原子力機構の価値 ~原子力の社会実装に向けて~

日刊工業新聞にて毎週火曜日連載中

080 ボイラ堆積物を容易に除去

掲載日:2024年7月2日

核燃料サイクル工学研究所 工務技術部 運転課
マネージャー 川崎 一男

原子力施設に電気・水・蒸気など各種ユーティリティーを供給する機械や、電気設備の運転・保守管理に従事している。ユーティリティーの供給先は所内各所に点在し、多種多様であるが、これまでに培ってきた知識や経験を活かし、設備の延命化や最適化を図りながら原子力施設の安全安心に取り組んでいる。

ドライアイスで環境配慮

日本原子力研究開発機構では、民間企業と協力し、水管に固着した堆積物を容易に除去できる技術を開発した。操作性や作業性に優れた同技術は、原子力施設での利用にとどまらず、産業界のさまざまな分野へ活用することが可能だ。

漏水の原因に

発電所や工場施設など、プラントに一般的に存在する水管ボイラの内部には、千数百本にも及ぶ水管が密集して配列され、ボイラ燃料(重油)に由来する未燃物などが水管外面に強固な状態で堆積する。この堆積物は水分に触れると高濃度の強酸性の物質に変化し、水管外面に硫酸腐食を発生させる。これらの腐食は漏水の原因となるため、技術者を長年悩ませてきた。

高い剥離能力

そんな中、ふと堆積物を除去する技術のヒントを得た。自宅でバラエティー番組を見ていると、とある企業が洗浄技術を披露していた。使用していたのはドライアイスだ。

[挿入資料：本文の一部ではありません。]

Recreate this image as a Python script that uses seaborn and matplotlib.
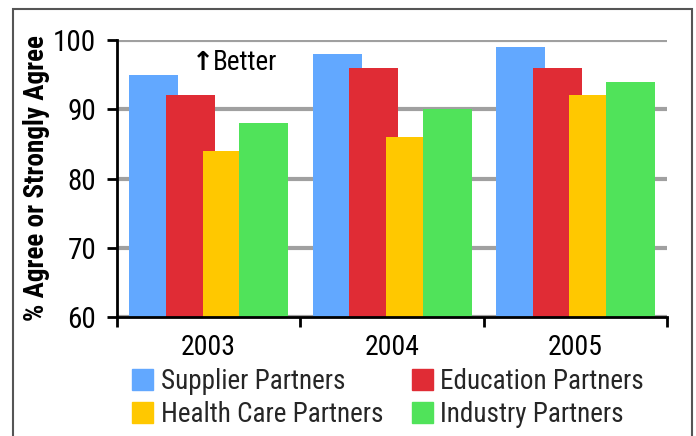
import matplotlib
matplotlib.use("Agg")
import matplotlib.pyplot as plt
import matplotlib.patches as mpatches
import seaborn as sns
import pandas as pd

years = ["2003", "2004", "2005"]
series = ["Supplier Partners", "Education Partners", "Health Care Partners", "Industry Partners"]
supplier = [95, 98, 99]
education = [92, 96, 96]
health = [84, 86, 92]
industry = [88, 90, 94]
colors = ["#62A8FF", "#E02C35", "#FFC800", "#50E35A"]
y_ticks = [60, 70, 80, 90, 100]

sns.set_theme(style="white")
plt.rcParams["font.family"] = ["Roboto Condensed", "DejaVu Sans"]

rows = []
for s, vals in zip(series, [supplier, education, health, industry]):
    for y, v in zip(years, vals):
        rows.append({"Year": y, "Series": s, "Value": v})
df = pd.DataFrame(rows)

fig = plt.figure(figsize=(6.96, 4.36), dpi=100)
ax = fig.add_axes([117/696, 1-317/436, 550/696, 277/436])

sns.barplot(data=df, x="Year", y="Value", hue="Series", hue_order=series,
            palette=colors, width=0.8, saturation=1, ax=ax, legend=False)

# widen bars so they overlap like the original
bw = 49/183.3
for p in ax.patches:
    p.set_x(p.get_x() - 0.033)
    p.set_width(bw)
    p.set_edgecolor("none")
    p.set_linewidth(0)

ax.set_ylim(60, 100)
ax.set_xlim(-0.5, 2.5)
ax.set_yticks(y_ticks)
ax.set_yticklabels([str(t) for t in y_ticks], fontsize=21)
ax.set_xticks([0, 1, 2])
ax.set_xticklabels(years, fontsize=20)
ax.set_xticks([-0.5, 0.5, 1.5, 2.5], minor=True)
ax.tick_params(axis="x", which="major", length=0, pad=12, colors="black")
ax.tick_params(axis="x", which="minor", length=7, width=2, direction="out", color="black", bottom=True)
ax.tick_params(axis="y", length=7, width=2, direction="out", color="black", left=True, pad=8, colors="black")

ax.yaxis.grid(True, color="#A0A0A0", linewidth=3)
ax.set_axisbelow(True)
for side in ["top", "right"]:
    ax.spines[side].set_visible(False)
for side in ["left", "bottom"]:
    ax.spines[side].set_color("black")
    ax.spines[side].set_linewidth(2)

ax.set_xlabel("")
ax.set_ylabel("% Agree or Strongly Agree", fontsize=19.5, fontweight="bold", color="black", labelpad=2)

ax.text(192/696, 1-63/436, "\u2191", transform=fig.transFigure, fontsize=19, fontweight="bold",
        ha="left", va="center", family=["DejaVu Sans"], color="black")
ax.text(213/696, 1-63/436, "Better", transform=fig.transFigure, fontsize=19.5,
        ha="left", va="center", color="black")

handles = [mpatches.Patch(color=c, label=s) for c, s in zip(colors, series)]
order = [0, 2, 1, 3]
fig.legend([handles[i] for i in order], [series[i] for i in order], ncol=2,
           loc="upper left", bbox_to_anchor=(132/696, 1-368/436), frameon=False,
           fontsize=19.5, handlelength=0.78, handleheight=0.78, handletextpad=0.28,
           columnspacing=1.05, labelspacing=0.22, borderaxespad=0, borderpad=0)

frame = mpatches.Rectangle((13/696, -0.05), (692-13)/696, 1.05 - 9/436,
                           transform=fig.transFigure, fill=False, edgecolor="#555555",
                           linewidth=1.5)
fig.patches.append(frame)

fig.savefig("out.png", dpi=100)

ドライアイスは、マイナス78.9度Cの瞬間冷却によるサーマルショック(熱衝撃)効果および固体から気体への昇華時の体積膨張効果(元の体積の 750 倍)があり、堆積物に対して高い剥離能力を有する。

またドライアイスは柔らかく研磨力が低いことから、母材を損傷させる心配もない。これを圧縮空気により高速で吹き付け、堆積物を剥離することを考えた。

このような経緯から、原子力機構ではグリーンテックジャパン(津市)と協力し、約2年かけて技術開発に取り組んだ。ドライアイスの高速噴射に用いるノズルは、噴射時における詰まりや圧力損失が少なく、内部が乱流とならない形状とし、除去する堆積物の位置に合わせ、複数の延長管を組み合わせて使用できるように設計した。

作業負担軽減

噴射ノズルは向きを自由に変えることで吹き付け方向を自在に操ることができ、作業者の負担も少なく済む。また、ナノレベル(ナノは10億分の1)の堆積物除去ならパウダー状、それ以上の大きさならペレット状と、除去対象物に応じてさまざまな形態のドライアイスを使い分けることも可能だ。

同技術により、従来法では難しかった手の届かない狭隘部に固着した堆積物の除去も可能になり、保守作業の効率化・経済性の向上にもつながった。作業によって発生する副産物もないため、環境にも優しい技術といえる。同技術は、機器の洗浄や塗装・錆などの除去にも適用可能であり、今後も産業界に広く展開されることが期待できる。